A LIBERDADE DO KIMBANDA
Por
Táta Nganga Kilumbu
@quimbandamarabo
| @tatakilumbu
Nos dias de hoje a
Quimbanda atrai muitos olhares e estes despertam interesses, seja por causa do
diabolismo iconográfico, pelo estilo de vida de magia e comunicação com os
espíritos, pela amoralidade do culto e sua abertura e acesso a todas as classes
sociais como iguais, pelas práticas antinomianas como os sacrifícios, ou pela
busca da deificação da alma e amor pela mística e teologia dos Gangas da
Quimbanda. Por outro lado, existem alguns bordões que nós, táta-ngangas
zeladores do culto, proferimos e que reforçam e despertam mais desejo e
interesse pela Quimbanda, como: i. a Quimbanda soma; ii. a Quimbanda
provê independência e liberdade magística.

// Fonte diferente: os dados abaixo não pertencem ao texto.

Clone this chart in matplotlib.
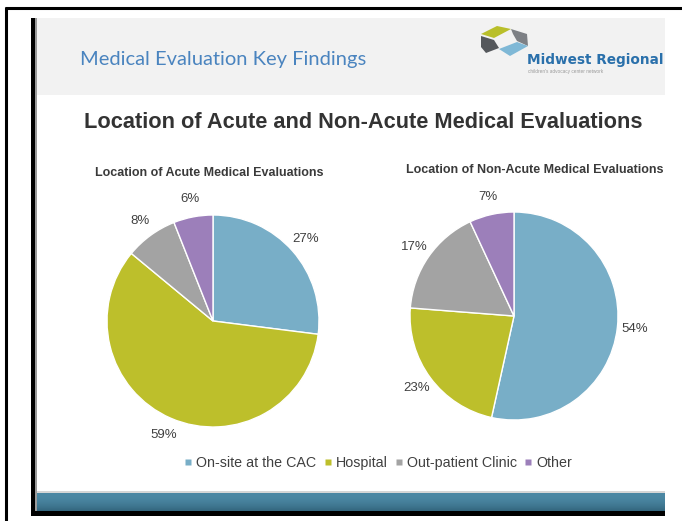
#!/usr/bin/env python3
"""Slide: location of acute vs non-acute medical evaluations (two pies)."""

import numpy as np
import matplotlib
matplotlib.use("Agg")
import matplotlib.pyplot as plt
from matplotlib.patches import Rectangle, Polygon
from matplotlib.lines import Line2D

matplotlib.rcParams.update({
    "font.family": ["Liberation Sans", "DejaVu Sans"],
})

W, H = 682, 521

categories = ["On-site at the CAC", "Hospital", "Out-patient Clinic", "Other"]
acute_pct = [27, 59, 8, 6]
nonacute_pct = [54, 23, 17, 7]
colors = ["#78aec7", "#bdbf2b", "#a3a3a3", "#9c7fba"]

slide_title = "Location of Acute and Non-Acute Medical Evaluations"
header = "Medical Evaluation Key Findings"
pie_titles = ["Location of Acute Medical Evaluations",
              "Location of Non-Acute Medical Evaluations"]

fig = plt.figure(figsize=(W / 100, H / 100), dpi=100)
ax = fig.add_axes([0, 0, 1, 1])
ax.set_xlim(0, W)
ax.set_ylim(H, 0)
ax.axis("off")

# page frame (only top and left edges visible in the screenshot)
ax.plot([5, W], [8, 8], color="black", lw=2.2, solid_capstyle="butt")
ax.plot([6, 6], [7, H], color="black", lw=2.2, solid_capstyle="butt")

# slide body
ax.add_patch(Rectangle((35, 18), 630, 77, color="#f2f2f2", lw=0, zorder=0))
ax.add_patch(Rectangle((31, 18), 4, 498, color="black", lw=0, zorder=3))
ax.add_patch(Rectangle((35, 18), 1.5, 494, color="#9a9a9a", lw=0, zorder=3))
ax.add_patch(Rectangle((35, 491), 630, 2.5, color="#d6d6d6", lw=0, zorder=2))
grad = np.linspace(0, 1, 20)[:, None, None] ** 2
top_c = np.array([0x4c, 0x88, 0xa4]) / 255
bot_c = np.array([0x33, 0x66, 0x7e]) / 255
ax.imshow(top_c + (bot_c - top_c) * grad, extent=(35, 665, 511, 493.5),
          aspect="auto", zorder=2, interpolation="bilinear")
ax.add_patch(Rectangle((31, 511), 634, 5, color="black", lw=0, zorder=3))
ax.set_xlim(0, W)
ax.set_ylim(H, 0)

# header
ax.text(80, 60, header, fontsize=14.5, color="#4a84bf", va="center",
        family=["Lato", "DejaVu Sans"])

# logo
ax.add_patch(Polygon([(481, 34), (497, 26), (511, 29), (494, 38)],
                     color="#b9bf2a", lw=0))
ax.add_patch(Polygon([(481, 36), (494, 40), (499, 48), (486, 53), (481, 47)],
                     color="#55585c", lw=0))
ax.add_patch(Polygon([(511, 29), (527, 34), (528, 46), (517, 41), (513, 34)],
                     color="#7d8085", lw=0))
ax.add_patch(Polygon([(499, 49), (517, 42), (528, 46), (510, 56)],
                     color="#7fb8d6", lw=0))
ax.text(527, 60, "Midwest Regional", fontsize=9.8, fontweight="heavy",
        color="#2a70ab", va="center", family=["DejaVu Sans"])
ax.text(528, 71, "children's advocacy center network", fontsize=3.4,
        color="#9a9a9a", va="center")

# slide title
ax.text(363, 122, slide_title, fontsize=15.7, fontweight="bold",
        color="#333333", ha="center", va="center")

# pies
pies = [(acute_pct, 213, 321, 106, 209, 173),
        (nonacute_pct, 514, 316, 104, 535, 170)]
for (vals, cx, cy, r, tx, ty), ptitle in zip(pies, pie_titles):
    pax = fig.add_axes([(cx - r) / W, 1 - (cy + r) / H, 2 * r / W, 2 * r / H])
    w, texts = pax.pie(vals, colors=colors, startangle=90, counterclock=False,
                       labels=[f"{v}%" for v in vals], labeldistance=1.17,
                       wedgeprops=dict(edgecolor="white", linewidth=1.0),
                       textprops=dict(fontsize=9.5, color="#404040"))
    for t in texts:
        t.set_ha("center")
        t.set_va("center")
    pax.set_xlim(-1, 1)
    pax.set_ylim(-1, 1)
    pax.axis("off")
    ax.text(tx, ty, ptitle, fontsize=9, fontweight="bold", color="#3a3a3a",
            ha="center", va="center")

# clip anything past the slide's right edge
ax.add_patch(Rectangle((665, 12), 17, H - 12, color="white", lw=0, zorder=10))

handles = [Line2D([], [], marker="s", ls="none", markersize=5,
                  markerfacecolor=c, markeredgecolor="none") for c in colors]
fig.legend(handles, categories, loc="center", bbox_to_anchor=(378 / W, 1 - 463 / H),
           ncol=4, frameon=False, fontsize=10.3, handlelength=0.6,
           handletextpad=0.25, columnspacing=0.5, labelcolor="#404040")

fig.savefig("out.png", dpi=100)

Esses bordões são, no entanto, compreendidos efetivamente com profundidade apenas
por iniciados nos mistérios e segredos da Quimbanda. Muito embora sejam
tentadores àqueles não iniciados que desejam adentrar a Quimbanda, para estes,
no tento, esses bordões podem ser um convite a queda. Um dos bordões mais mal
compreendidos da Quimbanda é este: iii. Quimbanda é liberdade. Aqueles
que não compreendem o que este bordão significa, costumam tomar a palavra liberdade
por libertinagem. Quando essa confusão ocorre, toda cadeia de
transmissão da corrente mágica da Quimbanda pode ser comprometida, seja em
níveis pessoais ou coletivos em uma casa ou vertente, podendo,
não raras vezes, comprometer a funcionalidade de toda uma família de Quimbanda.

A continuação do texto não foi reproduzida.